By William Hadwen
Ben Shapiro’s documentary Brief Encounters, released October 2012, follows Gregory Crewdson’s photographic process during the making of his 8 year long series Beneath The Roses. Predominantly set in small-town American suburbia of western Massachusetts, he observes and presents a very unique cinematic photographic style, showing scenes of romanticised, ficticious, almost fantastical moments of contemplation and urban decay.
The film is very affecting, narrated primarily by interviews with the artist and also various writers and people who Crewdson works with to create this sublime imagery. A psychological tension festers in worlds that are seemingly real, searching for a moment – a perfect moment, with real characters who he has generally found locally. The viewing experience is enhanced by a very simple and mesmerising piano soundtrack.
Crewdson talks a lot about his own life within his work, drawing from past experience and observation. His father was a psychoanalyst with his practice in a room under the family home – young Gregory was not allowed in and it was always a place of ambiguity, curiosity and mystery. A fascination for what lies beneath really does come through in his work.

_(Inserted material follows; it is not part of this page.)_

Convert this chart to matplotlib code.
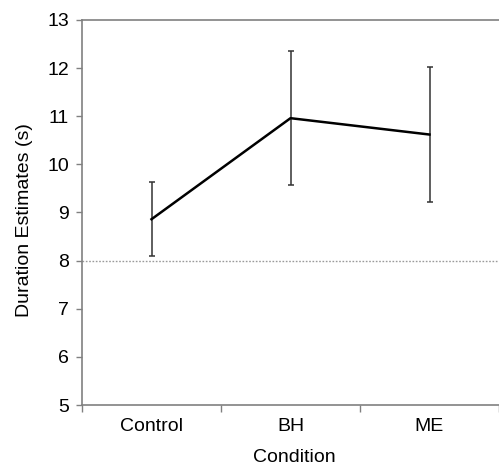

Each image is narrative based but without plot or character development, simply providing a tableau with real characters and an atmosphere accentuated with smoke machines and an excess of carefully considered lighting – it is up to the viewer to figure out the details for themselves and become immersed in the image. A very presonal narrative to anyone who takes the time to work it out.
The images in this series project a sense of social dilapidation, people and places perpetually aging, consumed with neglect and incompleteness. Depressingly fluorescent in their desperate dependence on the flawed American Dream.
With regard to his influences, Crewdson seems rather taken by scenarios that are initially inviting but with emerging unsettling and sinister potentialities, such as Alfred Hitchcock’s Psycho, David Lynch’s Blue Velvet and photographic works by Dianne Arbus. He is also known for directly referencing old movies such as Psycho –the hotel room used in one of Crewdson’s images, Untitled (Birth), looks very similar to that used in the film – there really are these layers, depths of understanding to his works that can reveal themselves over time. The Psycho reference really gives the image a disturbing atmosphere that I only suspected as a worst case scenario.
There is a real sense of ambiguity within his imagery, a blurring of reality and fiction.